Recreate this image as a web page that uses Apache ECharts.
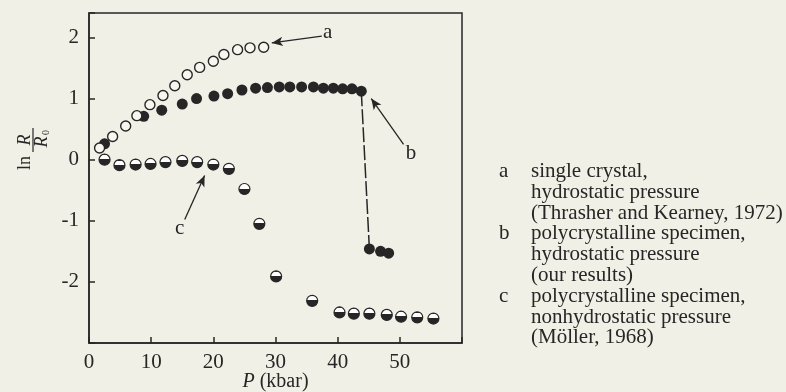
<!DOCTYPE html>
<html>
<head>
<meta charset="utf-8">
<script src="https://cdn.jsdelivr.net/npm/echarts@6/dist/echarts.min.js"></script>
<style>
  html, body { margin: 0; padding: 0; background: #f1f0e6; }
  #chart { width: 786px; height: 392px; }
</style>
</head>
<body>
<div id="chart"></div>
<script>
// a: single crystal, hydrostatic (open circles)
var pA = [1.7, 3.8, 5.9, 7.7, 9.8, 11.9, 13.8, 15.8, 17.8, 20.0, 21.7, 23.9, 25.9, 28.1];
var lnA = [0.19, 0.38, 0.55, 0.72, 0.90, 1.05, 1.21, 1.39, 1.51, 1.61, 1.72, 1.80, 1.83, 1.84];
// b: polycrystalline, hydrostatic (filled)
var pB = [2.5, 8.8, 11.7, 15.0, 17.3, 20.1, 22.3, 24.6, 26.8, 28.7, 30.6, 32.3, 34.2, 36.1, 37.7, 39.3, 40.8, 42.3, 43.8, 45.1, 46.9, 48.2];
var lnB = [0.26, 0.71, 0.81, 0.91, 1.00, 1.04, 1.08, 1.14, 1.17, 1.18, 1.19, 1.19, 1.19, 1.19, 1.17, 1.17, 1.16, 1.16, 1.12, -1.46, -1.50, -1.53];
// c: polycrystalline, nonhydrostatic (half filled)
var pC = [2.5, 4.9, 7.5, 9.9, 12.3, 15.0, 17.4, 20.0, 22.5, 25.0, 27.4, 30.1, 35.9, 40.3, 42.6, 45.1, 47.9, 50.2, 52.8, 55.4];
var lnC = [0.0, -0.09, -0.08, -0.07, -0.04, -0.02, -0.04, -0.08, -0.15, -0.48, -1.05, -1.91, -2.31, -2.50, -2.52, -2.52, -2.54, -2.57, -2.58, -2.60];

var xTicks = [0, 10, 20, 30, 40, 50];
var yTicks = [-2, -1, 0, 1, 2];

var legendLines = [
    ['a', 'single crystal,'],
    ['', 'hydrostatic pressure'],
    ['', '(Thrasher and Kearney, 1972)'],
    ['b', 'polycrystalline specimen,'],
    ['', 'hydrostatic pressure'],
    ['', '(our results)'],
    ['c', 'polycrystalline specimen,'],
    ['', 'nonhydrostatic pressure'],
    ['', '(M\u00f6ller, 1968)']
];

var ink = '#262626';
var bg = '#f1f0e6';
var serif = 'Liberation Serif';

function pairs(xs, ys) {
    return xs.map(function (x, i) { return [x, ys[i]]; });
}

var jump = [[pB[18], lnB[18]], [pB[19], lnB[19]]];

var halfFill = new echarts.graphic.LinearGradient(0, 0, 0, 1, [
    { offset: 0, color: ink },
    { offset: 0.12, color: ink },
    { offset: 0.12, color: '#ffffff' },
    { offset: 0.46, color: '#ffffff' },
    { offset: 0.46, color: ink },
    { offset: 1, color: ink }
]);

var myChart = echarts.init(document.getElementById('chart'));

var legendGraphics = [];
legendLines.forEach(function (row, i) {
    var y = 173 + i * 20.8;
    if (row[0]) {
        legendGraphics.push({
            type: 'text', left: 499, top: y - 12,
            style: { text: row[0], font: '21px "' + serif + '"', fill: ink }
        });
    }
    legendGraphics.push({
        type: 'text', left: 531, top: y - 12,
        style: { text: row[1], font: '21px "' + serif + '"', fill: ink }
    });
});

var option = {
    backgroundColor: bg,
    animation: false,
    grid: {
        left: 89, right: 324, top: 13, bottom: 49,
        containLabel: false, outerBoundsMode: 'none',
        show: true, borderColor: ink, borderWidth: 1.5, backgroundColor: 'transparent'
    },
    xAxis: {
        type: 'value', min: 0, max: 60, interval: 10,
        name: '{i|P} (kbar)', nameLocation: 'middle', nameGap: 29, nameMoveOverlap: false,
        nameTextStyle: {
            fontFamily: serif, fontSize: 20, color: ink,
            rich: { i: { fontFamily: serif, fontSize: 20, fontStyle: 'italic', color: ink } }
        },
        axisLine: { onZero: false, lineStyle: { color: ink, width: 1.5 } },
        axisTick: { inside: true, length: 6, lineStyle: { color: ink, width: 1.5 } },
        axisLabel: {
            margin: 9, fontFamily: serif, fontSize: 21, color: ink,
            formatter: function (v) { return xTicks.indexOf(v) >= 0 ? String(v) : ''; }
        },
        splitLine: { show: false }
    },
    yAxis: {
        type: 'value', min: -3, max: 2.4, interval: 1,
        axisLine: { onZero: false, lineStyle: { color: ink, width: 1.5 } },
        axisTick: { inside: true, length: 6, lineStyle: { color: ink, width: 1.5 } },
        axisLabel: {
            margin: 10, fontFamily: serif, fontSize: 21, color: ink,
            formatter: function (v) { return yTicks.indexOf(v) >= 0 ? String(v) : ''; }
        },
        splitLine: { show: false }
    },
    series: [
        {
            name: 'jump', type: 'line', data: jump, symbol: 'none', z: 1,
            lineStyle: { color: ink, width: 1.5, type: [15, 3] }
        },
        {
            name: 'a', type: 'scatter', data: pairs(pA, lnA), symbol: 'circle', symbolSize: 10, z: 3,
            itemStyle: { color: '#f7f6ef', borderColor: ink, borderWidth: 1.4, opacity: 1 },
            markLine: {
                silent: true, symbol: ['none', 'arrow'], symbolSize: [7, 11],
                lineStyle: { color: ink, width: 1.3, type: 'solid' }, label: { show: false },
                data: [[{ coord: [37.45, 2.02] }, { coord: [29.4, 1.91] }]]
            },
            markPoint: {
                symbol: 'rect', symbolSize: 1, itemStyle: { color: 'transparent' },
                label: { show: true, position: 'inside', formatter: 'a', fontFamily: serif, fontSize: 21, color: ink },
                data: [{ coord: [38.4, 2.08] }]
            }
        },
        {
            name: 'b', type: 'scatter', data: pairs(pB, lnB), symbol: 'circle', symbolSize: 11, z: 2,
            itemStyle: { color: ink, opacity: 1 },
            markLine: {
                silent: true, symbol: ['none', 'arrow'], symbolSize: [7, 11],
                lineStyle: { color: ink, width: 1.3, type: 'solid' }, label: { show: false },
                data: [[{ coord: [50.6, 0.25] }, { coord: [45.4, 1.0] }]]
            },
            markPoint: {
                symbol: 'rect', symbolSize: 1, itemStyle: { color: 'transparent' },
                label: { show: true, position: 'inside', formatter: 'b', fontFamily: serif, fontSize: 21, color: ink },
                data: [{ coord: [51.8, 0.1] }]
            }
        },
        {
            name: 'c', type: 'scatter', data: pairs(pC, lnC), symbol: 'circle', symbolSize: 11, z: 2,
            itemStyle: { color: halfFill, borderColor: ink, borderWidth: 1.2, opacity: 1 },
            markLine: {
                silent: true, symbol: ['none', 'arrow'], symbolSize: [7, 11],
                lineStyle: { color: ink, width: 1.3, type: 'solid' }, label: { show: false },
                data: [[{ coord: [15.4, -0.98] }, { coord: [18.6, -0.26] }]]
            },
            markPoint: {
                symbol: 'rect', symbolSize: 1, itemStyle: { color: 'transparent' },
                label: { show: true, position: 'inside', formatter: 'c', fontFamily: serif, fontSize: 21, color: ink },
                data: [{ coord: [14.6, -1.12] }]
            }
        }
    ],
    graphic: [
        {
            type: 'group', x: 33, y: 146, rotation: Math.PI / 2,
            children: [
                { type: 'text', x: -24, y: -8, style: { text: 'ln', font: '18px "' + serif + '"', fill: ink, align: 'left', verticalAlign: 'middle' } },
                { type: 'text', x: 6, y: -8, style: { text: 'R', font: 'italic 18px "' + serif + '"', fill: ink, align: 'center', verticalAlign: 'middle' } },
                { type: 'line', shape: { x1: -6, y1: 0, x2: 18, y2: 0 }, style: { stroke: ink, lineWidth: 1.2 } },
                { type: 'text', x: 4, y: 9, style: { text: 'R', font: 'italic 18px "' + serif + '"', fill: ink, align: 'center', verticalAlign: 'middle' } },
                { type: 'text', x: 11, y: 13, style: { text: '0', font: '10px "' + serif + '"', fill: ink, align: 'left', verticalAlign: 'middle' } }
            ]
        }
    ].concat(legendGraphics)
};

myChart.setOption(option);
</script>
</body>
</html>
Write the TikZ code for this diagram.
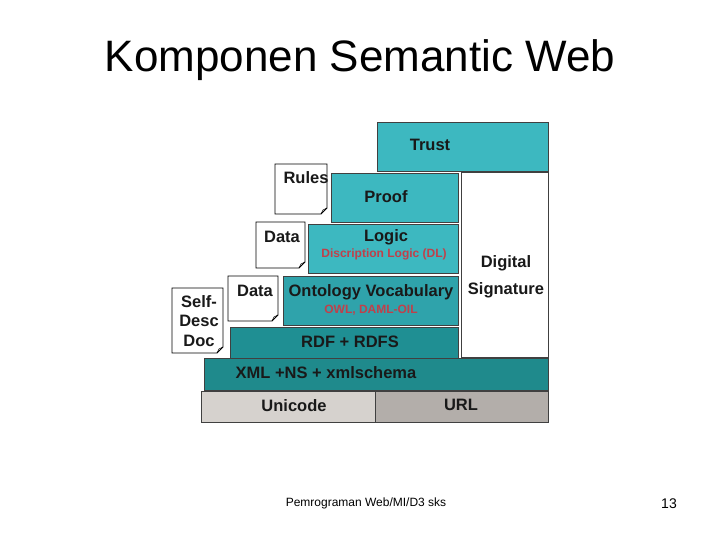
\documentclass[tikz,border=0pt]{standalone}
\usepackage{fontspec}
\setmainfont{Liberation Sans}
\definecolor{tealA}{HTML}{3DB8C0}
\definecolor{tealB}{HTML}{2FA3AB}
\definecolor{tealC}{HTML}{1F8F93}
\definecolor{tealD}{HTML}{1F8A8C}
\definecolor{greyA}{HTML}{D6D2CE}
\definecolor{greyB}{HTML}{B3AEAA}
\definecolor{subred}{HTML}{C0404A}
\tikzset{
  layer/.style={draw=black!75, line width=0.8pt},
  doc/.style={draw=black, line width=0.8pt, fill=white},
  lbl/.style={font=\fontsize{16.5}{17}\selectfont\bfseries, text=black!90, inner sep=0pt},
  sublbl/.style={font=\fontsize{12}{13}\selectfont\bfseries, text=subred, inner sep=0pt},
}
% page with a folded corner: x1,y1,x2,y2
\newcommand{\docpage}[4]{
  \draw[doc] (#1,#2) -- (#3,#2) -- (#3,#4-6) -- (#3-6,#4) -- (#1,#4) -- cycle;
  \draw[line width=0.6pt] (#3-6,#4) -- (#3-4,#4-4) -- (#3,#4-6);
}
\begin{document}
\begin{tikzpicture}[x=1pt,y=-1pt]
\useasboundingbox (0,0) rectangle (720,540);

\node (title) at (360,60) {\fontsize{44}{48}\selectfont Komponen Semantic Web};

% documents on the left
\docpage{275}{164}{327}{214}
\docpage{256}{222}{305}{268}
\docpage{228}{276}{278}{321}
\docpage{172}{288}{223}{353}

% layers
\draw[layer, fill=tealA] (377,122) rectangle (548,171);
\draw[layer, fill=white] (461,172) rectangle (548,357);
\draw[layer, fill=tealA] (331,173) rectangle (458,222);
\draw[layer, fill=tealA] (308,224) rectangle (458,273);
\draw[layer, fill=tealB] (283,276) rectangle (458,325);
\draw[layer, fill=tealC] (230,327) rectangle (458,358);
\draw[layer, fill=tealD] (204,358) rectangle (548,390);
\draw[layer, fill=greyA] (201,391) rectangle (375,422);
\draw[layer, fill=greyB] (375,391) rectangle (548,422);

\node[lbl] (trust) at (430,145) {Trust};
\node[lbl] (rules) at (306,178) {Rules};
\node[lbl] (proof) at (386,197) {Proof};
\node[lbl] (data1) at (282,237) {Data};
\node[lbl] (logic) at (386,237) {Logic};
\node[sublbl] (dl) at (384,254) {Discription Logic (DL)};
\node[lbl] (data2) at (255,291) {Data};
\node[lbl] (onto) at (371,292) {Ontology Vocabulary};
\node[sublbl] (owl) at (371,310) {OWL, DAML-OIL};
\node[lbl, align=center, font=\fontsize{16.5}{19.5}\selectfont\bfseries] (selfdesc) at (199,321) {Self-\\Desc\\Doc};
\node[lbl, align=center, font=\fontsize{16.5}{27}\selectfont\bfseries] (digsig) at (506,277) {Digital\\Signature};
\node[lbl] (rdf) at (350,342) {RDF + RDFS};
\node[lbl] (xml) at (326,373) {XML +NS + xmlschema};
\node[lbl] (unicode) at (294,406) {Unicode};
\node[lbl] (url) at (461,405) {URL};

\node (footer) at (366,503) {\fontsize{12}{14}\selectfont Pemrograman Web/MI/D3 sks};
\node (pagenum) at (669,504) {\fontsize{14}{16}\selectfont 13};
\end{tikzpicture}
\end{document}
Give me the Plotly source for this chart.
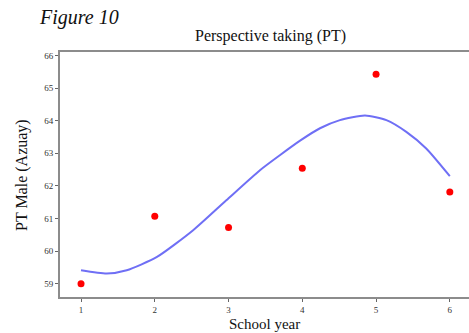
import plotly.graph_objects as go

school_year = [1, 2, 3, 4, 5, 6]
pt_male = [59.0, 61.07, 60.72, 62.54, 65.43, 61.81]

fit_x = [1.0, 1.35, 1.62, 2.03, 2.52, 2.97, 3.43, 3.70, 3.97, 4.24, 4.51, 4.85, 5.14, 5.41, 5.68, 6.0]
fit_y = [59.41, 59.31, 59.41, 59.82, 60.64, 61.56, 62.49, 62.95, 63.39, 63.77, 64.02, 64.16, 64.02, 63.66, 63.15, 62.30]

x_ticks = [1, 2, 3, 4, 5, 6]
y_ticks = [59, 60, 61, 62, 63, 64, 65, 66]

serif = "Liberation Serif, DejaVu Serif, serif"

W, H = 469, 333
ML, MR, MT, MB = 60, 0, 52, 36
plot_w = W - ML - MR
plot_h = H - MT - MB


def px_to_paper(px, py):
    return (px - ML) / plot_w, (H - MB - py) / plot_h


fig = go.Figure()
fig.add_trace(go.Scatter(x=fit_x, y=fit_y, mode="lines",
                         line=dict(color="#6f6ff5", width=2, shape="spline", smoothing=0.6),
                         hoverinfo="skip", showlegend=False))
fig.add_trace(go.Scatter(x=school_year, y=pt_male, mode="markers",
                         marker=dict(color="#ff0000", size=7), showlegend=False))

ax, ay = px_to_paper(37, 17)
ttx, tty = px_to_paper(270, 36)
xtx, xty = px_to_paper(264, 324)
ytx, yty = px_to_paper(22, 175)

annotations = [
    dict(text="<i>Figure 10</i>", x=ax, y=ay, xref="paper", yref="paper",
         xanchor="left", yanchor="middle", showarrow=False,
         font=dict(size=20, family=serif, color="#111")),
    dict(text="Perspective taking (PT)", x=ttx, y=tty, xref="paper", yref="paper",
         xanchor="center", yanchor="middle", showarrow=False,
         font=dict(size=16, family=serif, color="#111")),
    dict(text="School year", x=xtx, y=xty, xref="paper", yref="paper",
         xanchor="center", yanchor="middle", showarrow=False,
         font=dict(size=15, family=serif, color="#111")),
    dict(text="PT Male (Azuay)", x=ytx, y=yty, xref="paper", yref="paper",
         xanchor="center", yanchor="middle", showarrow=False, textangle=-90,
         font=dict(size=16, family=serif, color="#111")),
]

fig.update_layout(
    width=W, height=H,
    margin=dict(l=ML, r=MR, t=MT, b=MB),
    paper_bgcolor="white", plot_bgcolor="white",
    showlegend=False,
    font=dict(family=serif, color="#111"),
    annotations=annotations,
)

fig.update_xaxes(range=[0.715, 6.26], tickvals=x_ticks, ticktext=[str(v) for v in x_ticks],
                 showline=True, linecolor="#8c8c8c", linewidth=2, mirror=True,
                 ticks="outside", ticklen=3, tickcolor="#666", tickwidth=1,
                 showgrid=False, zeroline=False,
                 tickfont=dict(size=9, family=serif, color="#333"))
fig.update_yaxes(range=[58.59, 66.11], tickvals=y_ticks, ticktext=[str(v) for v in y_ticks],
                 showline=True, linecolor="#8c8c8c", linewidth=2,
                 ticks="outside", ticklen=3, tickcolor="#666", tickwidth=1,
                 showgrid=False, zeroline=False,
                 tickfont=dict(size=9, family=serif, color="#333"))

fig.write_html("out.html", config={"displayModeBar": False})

Written exercise: Copy out every line that includes the word "this".

Exercise output:
Recreate this image as a web page that uses Apache ECharts.
Write the TikZ code for this diagram.
Give me the Plotly source for this chart.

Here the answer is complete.